All they have to show for that wheeling and dealing is Dario Saric, a hot Euro-prospect who's signed with a Turkish team through the summer of 2016, and, of course, more No. 1 picks.

Normally it'd be easy enough to dismiss NBA reporting from a publication which is decidedly outside the usual rumor mill -- particularly a piece that included Nick Young along with the other names mentioned above. But Heisler is a vet, having covered the league for 30+ years at the L.A. Times, so he's connected enough to take him at his word.

The MCW trade has been praised due in large part to his stylistic clashing with the more "important" pieces of the Sixers rebuild, namely Embiid and Nerlens Noel. If Embiid -- the guy assumed to be the Sixers future star -- is up for grabs as well, the detractors' claims of Hinkie kicking the can down the road gain a little more weight.

To buy into that notion, you still have to ignore pretty much everything we can say we know about the Sixers long-term plan. Discussing the Embiid pick post-draft, Sam Hinkie spoke of "violence at the rim" being a primary objective for the franchise. While Noel has lived up to that ethos on the defensive end, Embiid is the rare player who looks primed to do so on both ends of the floor. Trading him for anything short of a Robert Griffin III-esque package would likely be a non-starter.

That's not to say that Embiid's name wouldn't be floated out there. Front offices around the league have come to terms with what Philadelphia is doing, and therefore are doing due diligence exploring trades with the transaction-happy Sixers. In return, Hinkie is doing his job, seeing what sort of return he could fetch for any one of his players.

Though it's safe to assume Embiid's price tag is higher than anyone else on the roster, it can't be assumed he's untouchable. The Sixers can't afford to (hypothetically) miss out on acquiring a brooding star because they refused to entertain trades that include Embiid, Noel or any of their stockpiled picks. Moves that would move the needle swiftly would inherently be tied to the Sixers biggest talent; the only way to acquire someone else's ready-made star is to ask, and be willing to give up something valuable yourself.

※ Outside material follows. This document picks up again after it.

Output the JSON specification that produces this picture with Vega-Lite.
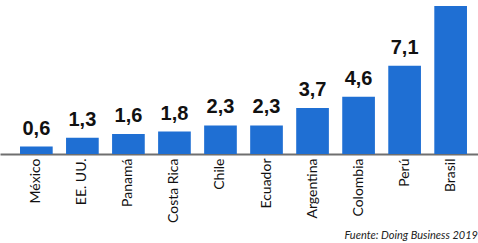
{
  "$schema": "https://vega.github.io/schema/vega-lite/v6.json",
  "autosize": "none",
  "width": 478,
  "height": 154,
  "padding": {"left": 0, "top": 0, "right": 0, "bottom": 89},
  "background": "white",
  "config": {
    "view": {"stroke": null},
    "locale": {"number": {"decimal": ",", "thousands": ".", "grouping": [3], "currency": ["", " €"]}}
  },
  "title": {
    "text": "Fuente: Doing Business 2019",
    "orient": "bottom",
    "anchor": "end",
    "font": "Lato",
    "fontStyle": "italic",
    "fontWeight": "normal",
    "fontSize": 11,
    "color": "#222",
    "offset": 8
  },
  "data": {
    "values": [
      {"pais": "México", "valor": 0.6},
      {"pais": "EE. UU.", "valor": 1.3},
      {"pais": "Panamá", "valor": 1.6},
      {"pais": "Costa Rica", "valor": 1.8},
      {"pais": "Chile", "valor": 2.3},
      {"pais": "Ecuador", "valor": 2.3},
      {"pais": "Argentina", "valor": 3.7},
      {"pais": "Colombia", "valor": 4.6},
      {"pais": "Perú", "valor": 7.1},
      {"pais": "Brasil", "valor": 11.9}
    ]
  },
  "encoding": {
    "x": {
      "field": "pais",
      "type": "nominal",
      "sort": null,
      "scale": {"paddingInner": 0.29, "paddingOuter": 0.337, "align": 0.645},
      "axis": {
        "title": null,
        "labelAngle": -90,
        "labelAlign": "right",
        "labelBaseline": "middle",
        "labelFont": "Lato",
        "labelFontSize": 14,
        "labelColor": "#111",
        "labelPadding": 4,
        "ticks": false,
        "domainColor": "#6f6f6f",
        "domainWidth": 2
      }
    },
    "y": {
      "field": "valor",
      "type": "quantitative",
      "scale": {"domain": [0, 12.38], "nice": false},
      "axis": null
    }
  },
  "layer": [
    {"mark": {"type": "bar", "color": "#1f6fd3"}},
    {
      "transform": [{"filter": "datum.pais !== 'Brasil'"}],
      "mark": {
        "type": "text",
        "baseline": "bottom",
        "dy": -8,
        "font": "Liberation Sans",
        "fontWeight": "bold",
        "fontSize": 20,
        "color": "#111"
      },
      "encoding": {"text": {"field": "valor", "type": "quantitative", "format": ".1f"}}
    }
  ]
}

More than anything, this circles back to Hinkie's reputation as a listener. Reading the report, the first thing that jumped to mind was what Kyle Lowry had to say about him in a mid-January interview with Philly.com:

He just knows the game. He understands the analytics, of course. But he also knows the game. He would come to me and talk about certain things. He was always asking questions: 'What about this? What do you think about this?' It was kind of a mutual relationship because he respected what I did as a basketball player, and I respected what he did as a guy in management.

That inquisitive nature is the very foundation of this rebuild. We know the Sixers had been fielding Carter-Williams trade offers for some time, and the team's insistence on asking, "What about this?" led them to last Thursday's three-team deal. It'd be naive to think the same process isn't applied to the team at large.

It's something to think about, but ultimately it speaks to the Sixers thought process more than their feelings on Embiid himself. They Sixers are ruthlessly attacking the market, a practice that will continue even as the team transitions into contention with time.